UPPER HAND ... BUT WATCH THE DEFICIT -- Obama also retains the upper hand in Washington, a broad 58-25 percent advantage in trust over the Republicans in Congress to handle the economy. That's numerically the lowest preference for the out-party vs. the incumbent president in ABC/Post polls since 1991. (Notably, while 94 percent of Democrats trust Obama over the GOP to handle the economy, far fewer Republicans, 60 percent, trust their own party over the Democratic president on this issue.)
Moving the assessment a step away from the president personally, Americans divide evenly, 49-48 percent, in their approval of the overall federal response to the economic situation. But this, too, represents a sharp gain from December, in the waning days of the Bush administration; then the public disapproved of the federal effort by a 3-1 margin, 72-23 percent.
Still, as underscored both by partisanship and by that split decision on the federal effort in general, not all is peaches for Obama and his recovery work. A big objection: The deficit. They're never popular, and that holds true now. Americans divide by 49-47 percent on whether it's more important to spend on economic stimulus or to hold down the deficit. And Obama's approval rating on handling the deficit is just 52 percent, 14 points lower than his job approval overall.
Views on the deficit, naturally, are a major factor in views on the recovery plan: People who are more concerned about the deficit are far less apt to back Obama's work on the economy, to be confident it'll succeed or to back the federal stimulus effort overall.

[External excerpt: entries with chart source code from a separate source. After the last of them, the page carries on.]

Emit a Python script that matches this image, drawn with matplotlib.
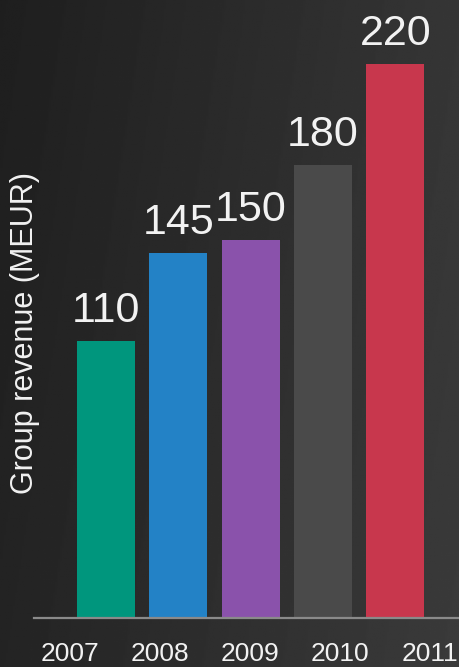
import numpy as np
import matplotlib
matplotlib.use('Agg')
import matplotlib.pyplot as plt

anni = ['2007', '2008', '2009', '2010', '2011']
ricavi = [110, 145, 150, 180, 220]
colori = ['#00967d', '#2382c6', '#8a52ab', '#4a4a4a', '#c8374d']

plt.rcParams['font.family'] = ['Liberation Sans', 'DejaVu Sans']

fig = plt.figure(figsize=(4.6, 6.67), dpi=100)

# sfondo sfumato scuro
bg = fig.add_axes([0, 0, 1, 1])
gx = np.linspace(0, 1, 256)
gy = np.linspace(0, 1, 256)
X, Y = np.meshgrid(gx, gy)
grad = 0.12 + 0.09 * X + 0.02 * (1 - Y)
bg.imshow(grad, cmap='gray', vmin=0, vmax=1, aspect='auto', extent=[0, 1, 0, 1], origin='lower')
bg.axis('off')

ax = fig.add_axes([34 / 460, 49 / 667, 426 / 460, 618 / 667])
ax.patch.set_alpha(0)

x = np.arange(len(anni))
barre = ax.bar(x, ricavi, width=0.80, color=colori)

for xi, v in zip(x, ricavi):
    ax.text(xi, v + 7.5, str(v), ha='center', va='baseline', color='#f2f2f2', fontsize=31)

ax.set_xlim(-0.996, 4.896)
ax.set_ylim(0, 245.4)

# etichette anni distribuite uniformemente
ax.set_xticks(-0.498 + 1.245 * x)
ax.set_xticklabels(anni, fontsize=19, color='#f2f2f2')
ax.tick_params(axis='x', length=0, pad=17)
ax.set_yticks([])

for lato in ['top', 'right', 'left']:
    ax.spines[lato].set_visible(False)
ax.spines['bottom'].set_color('#8a8a8a')
ax.spines['bottom'].set_linewidth(1.6)

fig.text(25 / 460, 1 - 333 / 667, 'Group revenue (MEUR)', rotation=90,
         ha='center', va='center', color='#f2f2f2', fontsize=22)

fig.savefig('out.png', dpi=100)
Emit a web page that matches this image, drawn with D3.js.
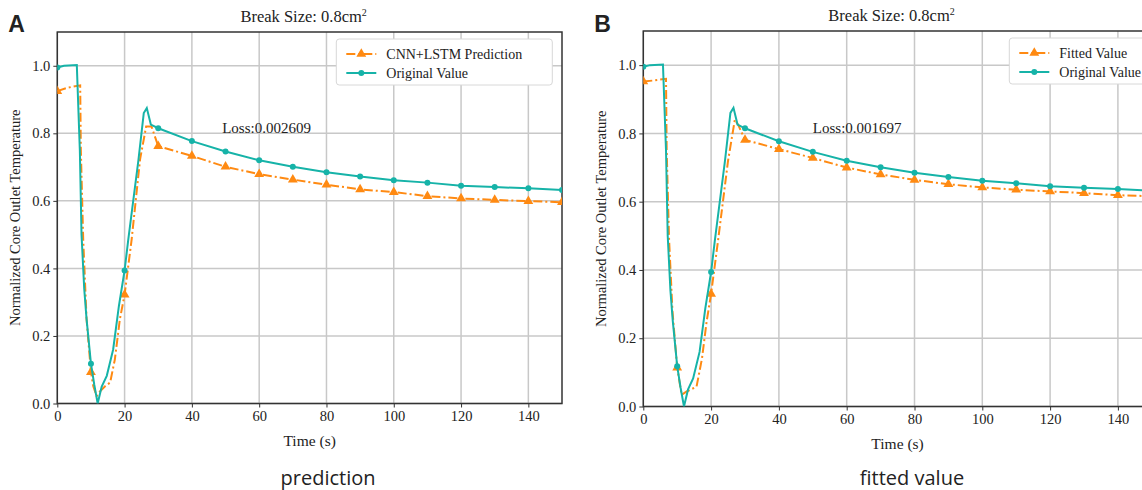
<!DOCTYPE html>
<meta charset="utf-8">
<script src="https://d3js.org/d3.v7.min.js"></script>
<style>
  body { margin: 0; background: #fff; }
  text { font-family: "Liberation Serif", "Times New Roman", serif; fill: #222; }
</style>
<div id="chart"></div>
<script>
  // values, time in seconds
  var origT = [0, 2, 5.8, 6.7, 7.2, 8.0, 8.7, 10, 11, 12, 13.2, 14.7, 16.6, 18.3, 20, 21.1, 24.1, 25.7, 26.6, 27.8, 30, 40, 50, 60, 70, 80, 90, 100, 110, 120, 130, 140, 150];
  var origV = [0.995, 1.0, 1.002, 0.75, 0.5, 0.34, 0.25, 0.118, 0.055, 0.0, 0.05, 0.082, 0.16, 0.288, 0.394, 0.486, 0.72, 0.86, 0.875, 0.826, 0.815, 0.777, 0.746, 0.72, 0.701, 0.685, 0.672, 0.661, 0.654, 0.645, 0.641, 0.637, 0.632];

  var predT = [0, 3, 6.8, 7.0, 7.7, 8.7, 10, 10.7, 11.7, 12.7, 14.2, 15.7, 17.1, 18.6, 20, 22.1, 24.6, 26.4, 28, 30, 40, 50, 60, 70, 80, 90, 100, 110, 120, 130, 140, 150];
  var predV = [0.925, 0.935, 0.942, 0.75, 0.486, 0.25, 0.093, 0.051, 0.022, 0.036, 0.051, 0.062, 0.13, 0.25, 0.322, 0.486, 0.723, 0.82, 0.82, 0.762, 0.733, 0.701, 0.679, 0.663, 0.648, 0.634, 0.626, 0.614, 0.607, 0.603, 0.599, 0.596];

  var fitT = [0, 3, 6.7, 6.9, 7.6, 8.6, 10, 11.3, 12.8, 15.7, 17.3, 18.7, 20, 22.1, 25, 27, 28, 30, 40, 50, 60, 70, 80, 90, 100, 110, 120, 130, 140, 150];
  var fitV = [0.952, 0.955, 0.96, 0.75, 0.49, 0.28, 0.114, 0.034, 0.044, 0.058, 0.14, 0.25, 0.33, 0.49, 0.72, 0.84, 0.825, 0.781, 0.754, 0.728, 0.70, 0.68, 0.664, 0.651, 0.642, 0.635, 0.63, 0.625, 0.619, 0.616];

  var xTicks = [0, 20, 40, 60, 80, 100, 120, 140];
  var yTicks = [0, 0.2, 0.4, 0.6, 0.8, 1.0];

  var teal = "#16b3a8", orange = "#ff8a12";

  var svg = d3.select("#chart")
      .append("svg")
      .attr("width", 1142)
      .attr("height", 490);

  function zip(t, v) {
    return t.map(function (d, i) { return { t: d, v: v[i] }; });
  }

  function drawPanel(p) {
    var width = p.right - p.left, height = p.bottom - p.top;
    var g = svg.append("g").attr("transform", "translate(" + p.left + "," + p.top + ")");

    var x = d3.scaleLinear().domain([0, 150]).range([0, width]);
    var y = d3.scaleLinear().domain([0, 1.1]).range([height, 0]);

    g.append("clipPath").attr("id", p.id + "clip")
      .append("rect").attr("width", width).attr("height", height);

    // grid
    g.append("g").selectAll("line").data(xTicks).enter().append("line")
      .attr("x1", function (d) { return x(d); }).attr("x2", function (d) { return x(d); })
      .attr("y1", 0).attr("y2", height)
      .attr("stroke", "#c8c8c8").attr("stroke-width", 1.5);
    g.append("g").selectAll("line").data(yTicks).enter().append("line")
      .attr("y1", function (d) { return y(d); }).attr("y2", function (d) { return y(d); })
      .attr("x1", 0).attr("x2", width)
      .attr("stroke", "#c8c8c8").attr("stroke-width", 1.5);

    // axes
    var xa = g.append("g")
      .attr("transform", "translate(0," + height + ")")
      .call(d3.axisBottom(x).tickValues(xTicks).tickSize(4).tickPadding(3).tickFormat(d3.format("d")));
    var ya = g.append("g")
      .call(d3.axisLeft(y).tickValues(yTicks).tickSize(4).tickPadding(3).tickFormat(d3.format(".1f")));
    [xa, ya].forEach(function (a) {
      a.attr("font-family", "Liberation Serif, serif").attr("font-size", 14.5);
      a.select(".domain").remove();
      a.selectAll("line").attr("stroke", "#333");
      a.selectAll("text").attr("fill", "#222");
    });

    // frame
    g.append("rect").attr("width", width).attr("height", height)
      .attr("fill", "none").attr("stroke", "#333").attr("stroke-width", 1.5);

    var line = d3.line()
      .x(function (d) { return x(d.t); })
      .y(function (d) { return y(d.v); });

    var plot = g.append("g").attr("clip-path", "url(#" + p.id + "clip)");
    var fit = zip(p.fitT, p.fitV), orig = zip(origT, origV);

    plot.append("path").datum(fit)
      .attr("d", line).attr("fill", "none")
      .attr("stroke", orange).attr("stroke-width", 2)
      .attr("stroke-dasharray", "9,3,2,3");
    plot.selectAll(".tri").data(fit.filter(function (d) { return d.t % 10 === 0; }))
      .enter().append("path")
      .attr("d", d3.symbol().type(d3.symbolTriangle).size(42))
      .attr("transform", function (d) { return "translate(" + x(d.t) + "," + y(d.v) + ")"; })
      .attr("fill", orange);

    plot.append("path").datum(orig)
      .attr("d", line).attr("fill", "none")
      .attr("stroke", teal).attr("stroke-width", 2);
    plot.selectAll(".dot").data(orig.filter(function (d) { return d.t % 10 === 0; }))
      .enter().append("circle")
      .attr("cx", function (d) { return x(d.t); })
      .attr("cy", function (d) { return y(d.v); })
      .attr("r", 3).attr("fill", teal);

    // title
    var title = g.append("text")
      .attr("x", width / 2 - 6).attr("y", -10)
      .attr("text-anchor", "middle")
      .style("font-size", "16.5px")
      .text("Break Size: 0.8cm");
    title.append("tspan").attr("dy", -6).style("font-size", "10px").text("2");

    g.append("text")
      .attr("x", x(p.lossAt[0])).attr("y", y(p.lossAt[1]))
      .style("font-size", "15px")
      .text(p.loss);

    g.append("text")
      .attr("x", width / 2).attr("y", height + 42)
      .attr("text-anchor", "middle")
      .style("font-size", "15.5px")
      .text("Time (s)");

    g.append("text")
      .attr("transform", "rotate(-90)")
      .attr("x", -height / 2).attr("y", -37)
      .attr("text-anchor", "middle")
      .style("font-size", "14.5px")
      .text("Normalized Core Outlet Temperature");

    // legend
    var lg = g.append("g").attr("transform", "translate(" + p.legend[0] + "," + p.legend[1] + ")");
    lg.append("rect").attr("width", p.legend[2]).attr("height", 46)
      .attr("rx", 3).attr("fill", "#fff").attr("stroke", "#d8d8d8").attr("stroke-width", 1);
    lg.append("line").attr("x1", 10).attr("x2", 40).attr("y1", 15).attr("y2", 15)
      .attr("stroke", orange).attr("stroke-width", 2).attr("stroke-dasharray", "9,3,2,3");
    lg.append("path").attr("d", d3.symbol().type(d3.symbolTriangle).size(42))
      .attr("transform", "translate(25,15)").attr("fill", orange);
    lg.append("line").attr("x1", 10).attr("x2", 40).attr("y1", 34).attr("y2", 34)
      .attr("stroke", teal).attr("stroke-width", 2);
    lg.append("circle").attr("cx", 25).attr("cy", 34).attr("r", 3).attr("fill", teal);
    lg.append("text").attr("x", 50).attr("y", 20).style("font-size", "14px").text(p.label);
    lg.append("text").attr("x", 50).attr("y", 39).style("font-size", "14px").text("Original Value");

    // panel letter and caption
    svg.append("text")
      .attr("x", p.left - 49).attr("y", 32)
      .style("font-family", "Liberation Sans, Arial, sans-serif")
      .style("font-weight", "bold").style("font-size", "23px").attr("fill", "#000")
      .text(p.letter);
    svg.append("text")
      .attr("x", p.captionX).attr("y", 485)
      .attr("text-anchor", "middle")
      .style("font-family", "Open Sans, sans-serif")
      .style("font-size", "20px").attr("fill", "#000")
      .text(p.caption);
  }

  drawPanel({
    id: "a", left: 57.3, right: 562, top: 32, bottom: 403.5,
    fitT: predT, fitV: predV, label: "CNN+LSTM Prediction",
    loss: "Loss:0.002609", lossAt: [49, 0.8],
    legend: [279, 7, 216], letter: "A", caption: "prediction", captionX: 328
  });

  drawPanel({
    id: "b", left: 643.3, right: 1151.8, top: 31, bottom: 406.5,
    fitT: fitT, fitV: fitV, label: "Fitted Value",
    loss: "Loss:0.001697", lossAt: [50, 0.8],
    legend: [366, 7, 160], letter: "B", caption: "fitted value", captionX: 912
  });
</script>
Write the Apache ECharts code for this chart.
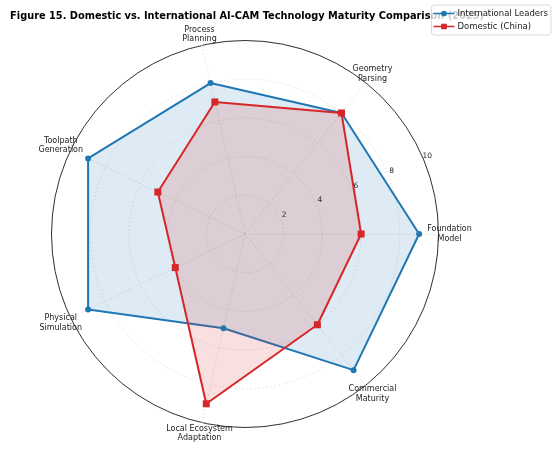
<!DOCTYPE html>
<html>
<head>
<meta charset="utf-8">
<script src="https://cdn.jsdelivr.net/npm/echarts@6/dist/echarts.min.js"></script>
<style>
  html, body { margin: 0; padding: 0; background: #fff; }
  #chart { width: 557px; height: 449px; }
</style>
</head>
<body>
<div id="chart"></div>
<script>
// axes, counter-clockwise from 3 o'clock
var categories = ['Foundation\nModel', 'Geometry\nParsing', 'Process\nPlanning', 'Toolpath\nGeneration',
                  'Physical\nSimulation', 'Local Ecosystem\nAdaptation', 'Commercial\nMaturity'];
var international = [9, 8, 8, 9, 9, 5, 9];
var domestic = [6, 8, 7, 5, 4, 9, 6];
var radialTicks = [2, 4, 6, 8, 10];

var blue = '#1f77b4';
var red = '#d62728';
var font = 'DejaVu Sans';

var chart = echarts.init(document.getElementById('chart'));

var option = {
    animation: false,
    backgroundColor: '#fff',
    textStyle: { fontFamily: font },
    title: {
        text: 'Figure 15. Domestic vs. International AI-CAM Technology Maturity Comparison (2025)',
        left: 242, top: 6,
        textAlign: 'center',
        z: 1,
        textStyle: { fontFamily: font, fontSize: 9.8, fontWeight: 'bold', color: '#000' }
    },
    legend: {
        right: 6, top: 5,
        z: 10,
        orient: 'vertical',
        itemWidth: 21, itemHeight: 8, itemGap: 4,
        padding: [4, 3, 4, 2],
        backgroundColor: 'rgba(255,255,255,0.8)',
        borderColor: '#d0d0d0', borderWidth: 0.8, borderRadius: 3,
        textStyle: { fontFamily: font, fontSize: 8.5, color: '#222', padding: [0, 0, 0, -2] },
        data: [
            { name: 'International Leaders', icon: 'path://M0,3.2H22V4.8H0Z M14,4A3,3 0 1 1 8,4A3,3 0 1 1 14,4Z' },
            { name: 'Domestic (China)', icon: 'path://M0,3.2H22V4.8H0Z M8,1H14V7H8Z' }
        ]
    },
    radar: {
        center: [245, 234],
        radius: 193.5,
        startAngle: 0,
        shape: 'circle',
        splitNumber: 5,
        nameGap: 11,
        axisName: {
            fontFamily: font, fontSize: 8, color: '#222', lineHeight: 9.5,
            align: 'center', verticalAlign: 'middle'
        },
        indicator: categories.map(function (c) { return { name: c, max: 10, min: 0 }; }),
        splitArea: { show: false },
        splitLine: { lineStyle: { color: '#d8d8d8', type: [1.5, 2.5], width: 0.8 } },
        axisLine: { lineStyle: { color: '#e2e2e2', type: [1.5, 2.5], width: 0.8 } },
        axisLabel: { show: false },
        axisTick: { show: false }
    },
    polar: { center: [245, 234], radius: 193.5 },
    angleAxis: {
        type: 'value', min: 0, max: 360, startAngle: 22.5,
        axisLine: { show: true, lineStyle: { color: '#333', width: 1 } },
        axisTick: { show: false }, axisLabel: { show: false }, splitLine: { show: false }
    },
    radiusAxis: {
        type: 'value', min: 0, max: 10, interval: 2,
        axisLine: { show: false }, axisTick: { show: false }, splitLine: { show: false },
        axisLabel: {
            margin: 0, fontFamily: font, fontSize: 7.5, color: '#222',
            align: 'center', verticalAlign: 'bottom',
            padding: [0, 0, 0, 7],
            formatter: function (v) { return radialTicks.indexOf(v) >= 0 ? String(v) : ''; }
        }
    },
    series: [
        {
            name: 'International Leaders',
            type: 'radar',
            symbol: 'circle', symbolSize: 6,
            lineStyle: { color: blue, width: 2 },
            itemStyle: { color: blue },
            areaStyle: { color: blue, opacity: 0.15 },
            data: [{ name: 'International Leaders', value: international }]
        },
        {
            name: 'Domestic (China)',
            type: 'radar',
            symbol: 'rect', symbolSize: 7,
            lineStyle: { color: red, width: 2 },
            itemStyle: { color: red },
            areaStyle: { color: red, opacity: 0.15 },
            data: [{ name: 'Domestic (China)', value: domestic }]
        }
    ]
};

chart.setOption(option);
</script>
</body>
</html>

While the deficit is the Republicans' best pushback to Obama, the approach currently has limits: Americans by a substantial 30-point margin, 62-32 percent, reject the notion that he's an old-style tax-and-spend Democrat, instead classifying him as a new Democrat who'll be careful with the public's money. But the future's never certain: Bill Clinton scored similarly well on this question at the start of his presidency -- but then saw the tax-and-spend bear quickly bite. He went from a 26-point edge as a new-style Democrat in February 1993 to an even split by May.